== Supplied data ==

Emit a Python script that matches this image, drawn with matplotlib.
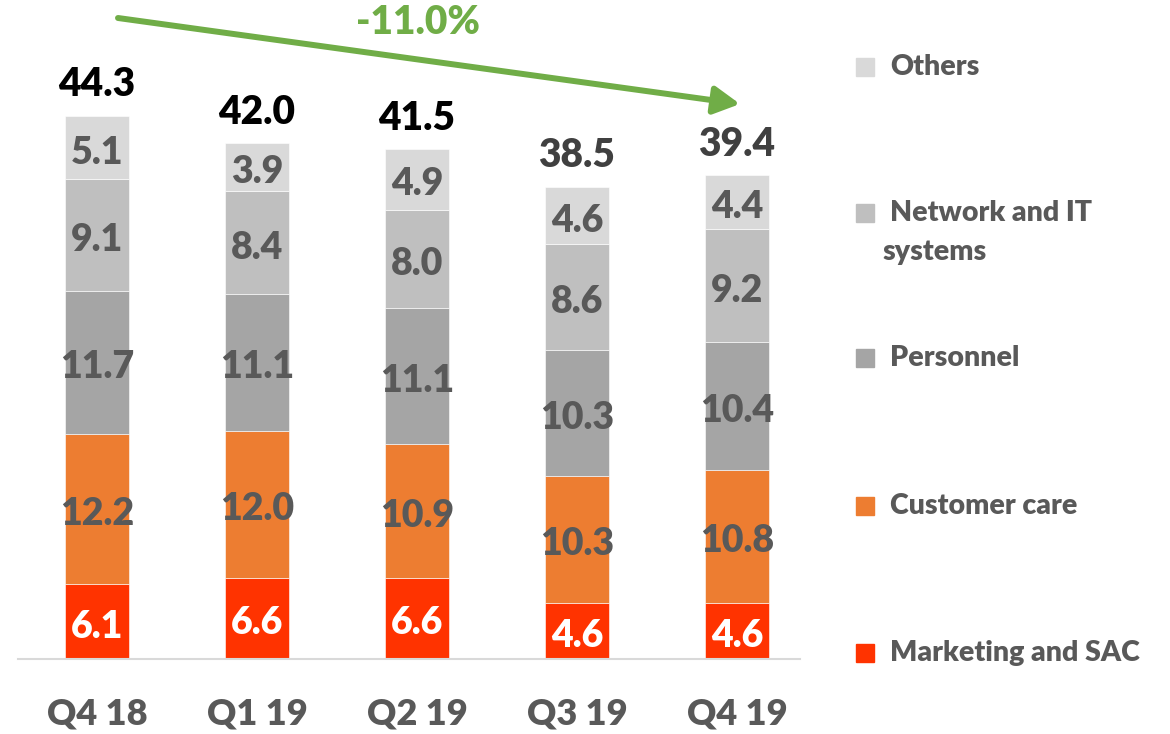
import matplotlib
matplotlib.use("Agg")
import matplotlib.pyplot as plt
from matplotlib.patches import FancyArrowPatch
import numpy as np

categories = ["Q4 18", "Q1 19", "Q2 19", "Q3 19", "Q4 19"]
marketing = [6.1, 6.6, 6.6, 4.6, 4.6]
customer_care = [12.2, 12.0, 10.9, 10.3, 10.8]
personnel = [11.7, 11.1, 11.1, 10.3, 10.4]
network_it = [9.1, 8.4, 8.0, 8.6, 9.2]
others = [5.1, 3.9, 4.9, 4.6, 4.4]
totals = [44.3, 42.0, 41.5, 38.5, 39.4]
change_label = "-11.0%"

series = [
    ("Marketing and SAC", marketing, "#FF3300", "white"),
    ("Customer care", customer_care, "#ED7D31", "#595959"),
    ("Personnel", personnel, "#A5A5A5", "#595959"),
    ("Network and IT\nsystems", network_it, "#BFBFBF", "#595959"),
    ("Others", others, "#D9D9D9", "#595959"),
]
total_colors = ["black", "black", "black", "#404040", "#404040"]

plt.rcParams['font.family'] = ['Lato', 'DejaVu Sans']
FW = "heavy"
W, H = 1170, 734
fig = plt.figure(figsize=(W / 100, H / 100), dpi=100)
ax = fig.add_axes([18 / W, 75 / H, 782 / W, 614 / H])

x = np.arange(len(categories))
bottom = np.zeros(len(categories))
for name, vals, col, tcol in series:
    vals = np.array(vals)
    ax.bar(x, vals, 0.4, bottom=bottom, color=col, edgecolor="white", linewidth=0.4)
    for xi, b, v in zip(x, bottom, vals):
        ax.annotate(f"{v:.1f}", (xi, b + v / 2), xytext=(0, -5), textcoords="offset pixels",
                    ha="center", va="center", fontsize=27, fontweight=FW, color=tcol)
    bottom += vals

for xi, t, c in zip(x, totals, total_colors):
    ax.annotate(f"{t:.1f}", (xi, t), xytext=(0, 12), textcoords="offset pixels",
                ha="center", va="bottom", fontsize=28, fontweight=FW, color=c,
                annotation_clip=False)

ax.set_xlim(-0.494, 4.394)
ax.set_ylim(0, 50)
for s in ["top", "right", "left"]:
    ax.spines[s].set_visible(False)
ax.spines["bottom"].set_color("#D9D9D9")
ax.spines["bottom"].set_linewidth(1.5)
ax.set_yticks([])
ax.set_xticks(x)
ax.set_xticklabels(categories, fontsize=26, fontweight=FW, color="#595959")
ax.tick_params(axis="x", length=0, pad=28)

# trend arrow
arr = FancyArrowPatch((118, H - 18), (740, H - 104), transform=None,
                      arrowstyle="-|>,head_length=0.78,head_width=0.42",
                      mutation_scale=20, color="#70AD47", linewidth=4.3,
                      shrinkA=0, shrinkB=0)
fig.patches.append(arr)
fig.text(418 / W, 1 - 22 / H, change_label, ha="center", va="center",
         fontsize=28, fontweight=FW, color="#70AD47")

# legend
leg_y = [653, 506, 358, 213, 67]
for (name, vals, col, tcol), yy in zip(series, leg_y):
    fig.patches.append(plt.Rectangle((856 / W, 1 - (yy + 9) / H), 18 / W, 18 / H,
                                     transform=fig.transFigure, color=col))
    if "\n" in name:
        l1, l2 = name.split("\n")
        fig.text(890 / W, 1 - yy / H, l1, ha="left", va="center", fontsize=20.5,
                 fontweight=FW, color="#595959")
        fig.text(882 / W, 1 - (yy + 39) / H, l2, ha="left", va="center", fontsize=20.5,
                 fontweight=FW, color="#595959")
    else:
        fig.text(890 / W, 1 - yy / H, name, ha="left", va="center", fontsize=20.5,
                 fontweight=FW, color="#595959")

fig.savefig("out.png", dpi=100)
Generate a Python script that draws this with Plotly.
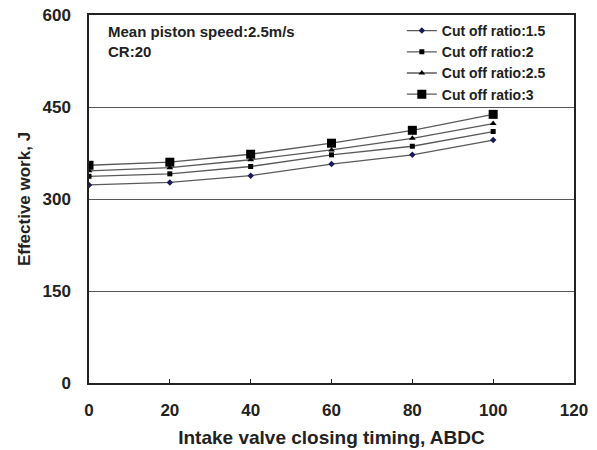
import plotly.graph_objects as go

x_vals = [0, 20, 40, 60, 80, 100]
cr15 = [323, 327, 338, 357, 372, 396]
cr2 = [337, 341, 353, 372, 386, 410]
cr25 = [346, 351, 364, 380, 399, 423]
cr3 = [355, 360, 373, 391, 412, 438]
names = ["Cut off ratio:1.5", "Cut off ratio:2", "Cut off ratio:2.5", "Cut off ratio:3"]
series = [cr15, cr2, cr25, cr3]
symbols = ["diamond", "square", "triangle-up", "square"]
sizes = [5, 5, 6, 9]
mcolors = ["#1a1a5a", "black", "black", "black"]

fig = go.Figure()
for n, s, sym, sz, mc in zip(names, series, symbols, sizes, mcolors):
    fig.add_trace(go.Scatter(x=x_vals, y=s, name=n, mode="lines+markers",
                             line=dict(color="#5a5a5a", width=1.3),
                             marker=dict(symbol=sym, size=sz, color=mc)))

font_b = "Liberation Sans"
fig.update_layout(
    width=597, height=450,
    margin=dict(l=89, r=23, t=15, b=67),
    paper_bgcolor="white", plot_bgcolor="white",
    font=dict(family=font_b, color="black"),
    showlegend=True,
    legend=dict(x=0.645, y=1.0, xanchor="left", yanchor="top",
                font=dict(size=14, family=font_b, weight="bold", color="#222222"),
                bgcolor="rgba(0,0,0,0)", itemwidth=30),
    xaxis=dict(range=[0, 120], tickvals=[0, 20, 40, 60, 80, 100, 120],
               automargin=False,
               showgrid=False, zeroline=False, showline=True, mirror=True,
               linecolor="#222222", linewidth=1.5, ticks="inside", ticklen=4,
               tickcolor="#222222", ticklabelstandoff=11,
               tickfont=dict(size=17, family=font_b, weight="bold", color="#222222"),
               title=dict(text="Intake valve closing timing, ABDC", standoff=12,
                          font=dict(size=19, family=font_b, weight="bold", color="#222222"))),
    yaxis=dict(range=[0, 600], tickvals=[0, 150, 300, 450, 600],
               automargin=False,
               showgrid=True, gridcolor="#555555", gridwidth=1,
               zeroline=False, showline=True, mirror=True,
               linecolor="#222222", linewidth=1.5, ticks="",
               ticklabelstandoff=13,
               tickfont=dict(size=17, family=font_b, weight="bold", color="#222222"),
               title=dict(text="Effective work, J", standoff=8,
                          font=dict(size=17, family=font_b, weight="bold", color="#222222"))),
    annotations=[
        dict(text="Mean piston speed:2.5m/s<br>CR:20", xref="paper", yref="paper",
             x=0.035, y=0.985, xanchor="left", yanchor="top", showarrow=False, align="left",
             font=dict(size=15, family=font_b, weight="bold", color="#222222"))
    ],
)
fig.write_html("out.html")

===

> [Task instructions]: Write the records above out again exactly, with no pictures in your copy.

> [Response below]:
Emit a Python script that matches this image, drawn with matplotlib.
import matplotlib
matplotlib.use("Agg")
import matplotlib.pyplot as plt
from matplotlib.patches import FancyArrowPatch
import numpy as np

categories = ["Q4 18", "Q1 19", "Q2 19", "Q3 19", "Q4 19"]
marketing = [6.1, 6.6, 6.6, 4.6, 4.6]
customer_care = [12.2, 12.0, 10.9, 10.3, 10.8]
personnel = [11.7, 11.1, 11.1, 10.3, 10.4]
network_it = [9.1, 8.4, 8.0, 8.6, 9.2]
others = [5.1, 3.9, 4.9, 4.6, 4.4]
totals = [44.3, 42.0, 41.5, 38.5, 39.4]
change_label = "-11.0%"

series = [
    ("Marketing and SAC", marketing, "#FF3300", "white"),
    ("Customer care", customer_care, "#ED7D31", "#595959"),
    ("Personnel", personnel, "#A5A5A5", "#595959"),
    ("Network and IT\nsystems", network_it, "#BFBFBF", "#595959"),
    ("Others", others, "#D9D9D9", "#595959"),
]
total_colors = ["black", "black", "black", "#404040", "#404040"]

plt.rcParams['font.family'] = ['Lato', 'DejaVu Sans']
FW = "heavy"
W, H = 1170, 734
fig = plt.figure(figsize=(W / 100, H / 100), dpi=100)
ax = fig.add_axes([18 / W, 75 / H, 782 / W, 614 / H])

x = np.arange(len(categories))
bottom = np.zeros(len(categories))
for name, vals, col, tcol in series:
    vals = np.array(vals)
    ax.bar(x, vals, 0.4, bottom=bottom, color=col, edgecolor="white", linewidth=0.4)
    for xi, b, v in zip(x, bottom, vals):
        ax.annotate(f"{v:.1f}", (xi, b + v / 2), xytext=(0, -5), textcoords="offset pixels",
                    ha="center", va="center", fontsize=27, fontweight=FW, color=tcol)
    bottom += vals

for xi, t, c in zip(x, totals, total_colors):
    ax.annotate(f"{t:.1f}", (xi, t), xytext=(0, 12), textcoords="offset pixels",
                ha="center", va="bottom", fontsize=28, fontweight=FW, color=c,
                annotation_clip=False)

ax.set_xlim(-0.494, 4.394)
ax.set_ylim(0, 50)
for s in ["top", "right", "left"]:
    ax.spines[s].set_visible(False)
ax.spines["bottom"].set_color("#D9D9D9")
ax.spines["bottom"].set_linewidth(1.5)
ax.set_yticks([])
ax.set_xticks(x)
ax.set_xticklabels(categories, fontsize=26, fontweight=FW, color="#595959")
ax.tick_params(axis="x", length=0, pad=28)

# trend arrow
arr = FancyArrowPatch((118, H - 18), (740, H - 104), transform=None,
                      arrowstyle="-|>,head_length=0.78,head_width=0.42",
                      mutation_scale=20, color="#70AD47", linewidth=4.3,
                      shrinkA=0, shrinkB=0)
fig.patches.append(arr)
fig.text(418 / W, 1 - 22 / H, change_label, ha="center", va="center",
         fontsize=28, fontweight=FW, color="#70AD47")

# legend
leg_y = [653, 506, 358, 213, 67]
for (name, vals, col, tcol), yy in zip(series, leg_y):
    fig.patches.append(plt.Rectangle((856 / W, 1 - (yy + 9) / H), 18 / W, 18 / H,
                                     transform=fig.transFigure, color=col))
    if "\n" in name:
        l1, l2 = name.split("\n")
        fig.text(890 / W, 1 - yy / H, l1, ha="left", va="center", fontsize=20.5,
                 fontweight=FW, color="#595959")
        fig.text(882 / W, 1 - (yy + 39) / H, l2, ha="left", va="center", fontsize=20.5,
                 fontweight=FW, color="#595959")
    else:
        fig.text(890 / W, 1 - yy / H, name, ha="left", va="center", fontsize=20.5,
                 fontweight=FW, color="#595959")

fig.savefig("out.png", dpi=100)
Generate a Python script that draws this with Plotly.
import plotly.graph_objects as go

x_vals = [0, 20, 40, 60, 80, 100]
cr15 = [323, 327, 338, 357, 372, 396]
cr2 = [337, 341, 353, 372, 386, 410]
cr25 = [346, 351, 364, 380, 399, 423]
cr3 = [355, 360, 373, 391, 412, 438]
names = ["Cut off ratio:1.5", "Cut off ratio:2", "Cut off ratio:2.5", "Cut off ratio:3"]
series = [cr15, cr2, cr25, cr3]
symbols = ["diamond", "square", "triangle-up", "square"]
sizes = [5, 5, 6, 9]
mcolors = ["#1a1a5a", "black", "black", "black"]

fig = go.Figure()
for n, s, sym, sz, mc in zip(names, series, symbols, sizes, mcolors):
    fig.add_trace(go.Scatter(x=x_vals, y=s, name=n, mode="lines+markers",
                             line=dict(color="#5a5a5a", width=1.3),
                             marker=dict(symbol=sym, size=sz, color=mc)))

font_b = "Liberation Sans"
fig.update_layout(
    width=597, height=450,
    margin=dict(l=89, r=23, t=15, b=67),
    paper_bgcolor="white", plot_bgcolor="white",
    font=dict(family=font_b, color="black"),
    showlegend=True,
    legend=dict(x=0.645, y=1.0, xanchor="left", yanchor="top",
                font=dict(size=14, family=font_b, weight="bold", color="#222222"),
                bgcolor="rgba(0,0,0,0)", itemwidth=30),
    xaxis=dict(range=[0, 120], tickvals=[0, 20, 40, 60, 80, 100, 120],
               automargin=False,
               showgrid=False, zeroline=False, showline=True, mirror=True,
               linecolor="#222222", linewidth=1.5, ticks="inside", ticklen=4,
               tickcolor="#222222", ticklabelstandoff=11,
               tickfont=dict(size=17, family=font_b, weight="bold", color="#222222"),
               title=dict(text="Intake valve closing timing, ABDC", standoff=12,
                          font=dict(size=19, family=font_b, weight="bold", color="#222222"))),
    yaxis=dict(range=[0, 600], tickvals=[0, 150, 300, 450, 600],
               automargin=False,
               showgrid=True, gridcolor="#555555", gridwidth=1,
               zeroline=False, showline=True, mirror=True,
               linecolor="#222222", linewidth=1.5, ticks="",
               ticklabelstandoff=13,
               tickfont=dict(size=17, family=font_b, weight="bold", color="#222222"),
               title=dict(text="Effective work, J", standoff=8,
                          font=dict(size=17, family=font_b, weight="bold", color="#222222"))),
    annotations=[
        dict(text="Mean piston speed:2.5m/s<br>CR:20", xref="paper", yref="paper",
             x=0.035, y=0.985, xanchor="left", yanchor="top", showarrow=False, align="left",
             font=dict(size=15, family=font_b, weight="bold", color="#222222"))
    ],
)
fig.write_html("out.html")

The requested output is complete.